Put the Backdrops on a layer thats on top of the layer that the Active Objects exist on.
Then the collisions wont work...
I would have thought if they where in their own layer they would not collide.
Would be nice to have an event like "X is colliding with backdrop on layer X" then wouldn't it.


Put the backdrops on two layers then!
One on the same layer as the Active, and one in-front.
(Sigvatr never said they wanted collisions...)





Another method maybe is to move everything to Layer 2. Then when the time comes for you to move things behind the backdrop objects, move your active to Layer 1 for the time, then back again when you need your collisions again.
It all depends on the kind of game / reason you want to do it.
But the problem with using layers is that it make the counter objects dissapear behind them when your standing still.

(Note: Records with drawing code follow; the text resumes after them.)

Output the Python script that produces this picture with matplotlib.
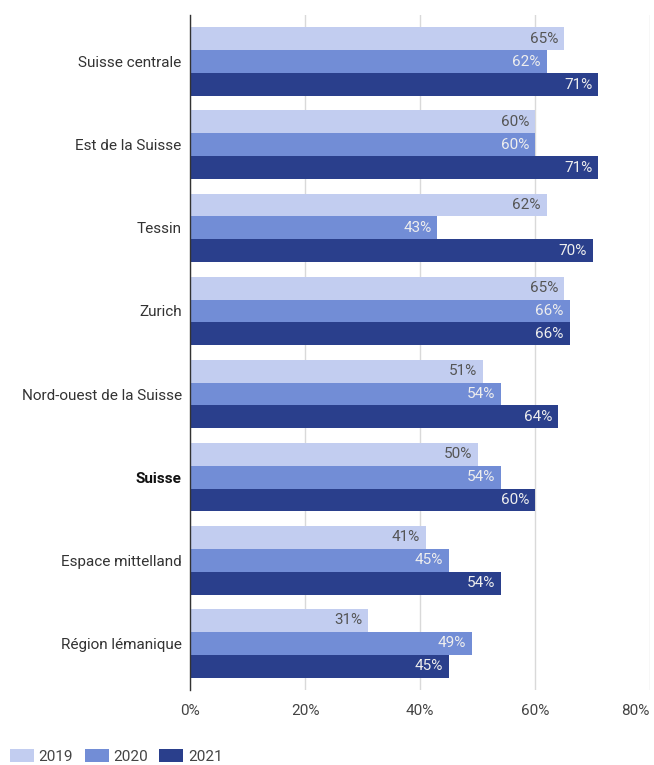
import matplotlib
matplotlib.use("Agg")
import matplotlib.pyplot as plt
import numpy as np

plt.rcParams['font.family'] = ['Roboto', 'DejaVu Sans']

categories = ["Suisse centrale", "Est de la Suisse", "Tessin", "Zurich",
              "Nord-ouest de la Suisse", "Suisse", "Espace mittelland", "Région lémanique"]
years = ["2019", "2020", "2021"]
v2019 = [65, 60, 62, 65, 51, 50, 41, 31]
v2020 = [62, 60, 43, 66, 54, 54, 45, 49]
v2021 = [71, 71, 70, 66, 64, 60, 54, 45]
xticks = [0, 20, 40, 60, 80]

series = [v2019, v2020, v2021]
colors = ["#c2cdf0", "#728dd6", "#2a3f8c"]
text_colors = ["#555555", "#eeeeee", "#eeeeee"]

fig = plt.figure(figsize=(6.54, 7.65), dpi=100)
ax = fig.add_axes([190/654, 1-690/765, (650-190)/654, (690-15)/765])

bh = 0.277
y = np.arange(len(categories))
for i, (vals, c, tc) in enumerate(zip(series, colors, text_colors)):
    pos = y + (i - 1) * bh
    ax.barh(pos, vals, height=bh, color=c, label=years[i], zorder=2)
    for p, v in zip(pos, vals):
        ax.text(v - 1.0, p, f"{v}%", ha="right", va="center", color=tc, fontsize=11, zorder=3)

ax.set_xlim(0, 80)
ax.set_ylim(len(categories) - 1 + 0.566, -0.566)
ax.set_xticks(xticks)
ax.set_xticklabels([f"{t}%" for t in xticks])
ax.set_yticks(y)
ax.set_yticklabels(categories)
for lbl in ax.get_yticklabels():
    if lbl.get_text() == "Suisse":
        lbl.set_fontweight("bold")
        lbl.set_color("#111111")
    else:
        lbl.set_color("#333333")
ax.tick_params(axis='y', length=0, pad=6, labelsize=11)
ax.tick_params(axis='x', length=0, pad=10, labelsize=11, labelcolor="#444444")
xl = ax.get_xticklabels()
xl[-1].set_horizontalalignment("right")
ax.grid(axis='x', color="#d9d9d9", linewidth=1, zorder=0)
for s in ["top", "right", "bottom"]:
    ax.spines[s].set_visible(False)
ax.spines["left"].set_color("#333333")
ax.spines["left"].set_linewidth(1)
ax.spines["left"].set_zorder(4)

handles, labels = ax.get_legend_handles_labels()
leg = fig.legend(handles, labels, loc="lower left", bbox_to_anchor=(10/654, 1/765), ncol=3,
                 frameon=False, fontsize=11, handlelength=1.57, handleheight=0.95,
                 handletextpad=0.3, columnspacing=0.75, borderaxespad=0, borderpad=0)
for t in leg.get_texts():
    t.set_color("#444444")

fig.savefig("out.png", dpi=100)
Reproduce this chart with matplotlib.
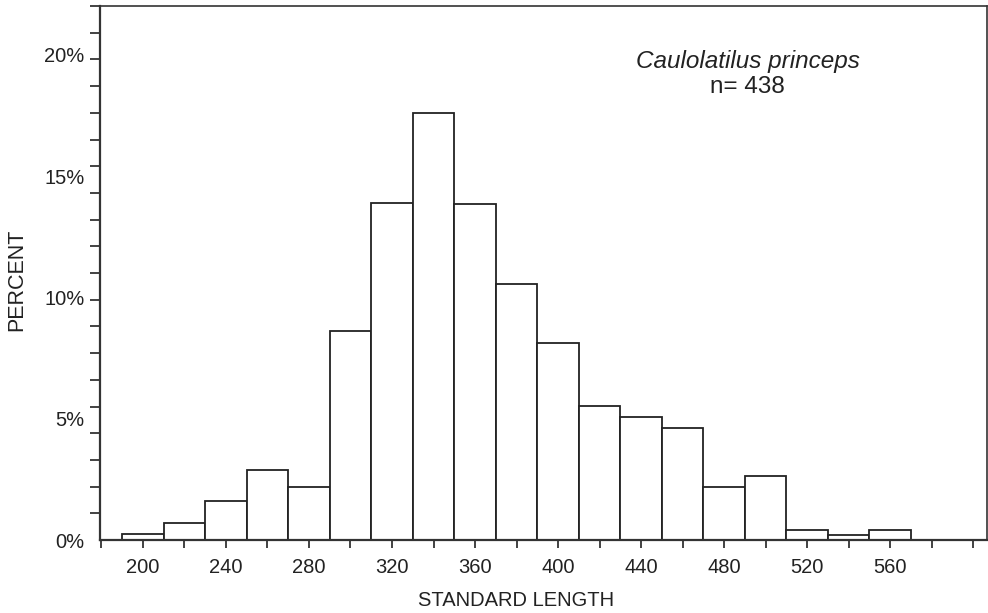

And not even putting the counters on a higher layer level helps it just keep making them disspear behind.
Clicktema really need to fix this problem, cause its really annoying with it doing that.
I had to start my currents project again because of that stupid layer thing.
It completly erased all my events when i removed the layers. }![]()
You could use two layers. One layer would be the backdrops you want in front, the next layer would be the backdrops that need to collide with the player.
And doesn't the layer object allow collisions in different layers?
This is not a bug, untick "display as background" and your counter will apear correct.Originally Posted by Martin_R_Bodger
ALSO: objects that created at the editor or at runtime are sorted that means, that an object that you created earlier will be overlapped by a new one if you place it over it or if it is on a higher layer.
Create one Layer for the sky, one for the background like mountains etc. then comes layer 3 your actual level with the enemies and the player and all objects you can pickup. Then comes layer 4 which is the overlay, something that overlaps the player, like columns, tunnels etc. then comes layer 5 which is foreground, things that scroll by fast (does not fit always) and finally the layer for the HUD which contains the scores, the lives, all ingame messages, etc.
Hm. Dunno if it was improved, but last time it checked, my FPS already halved when I had more than one layer.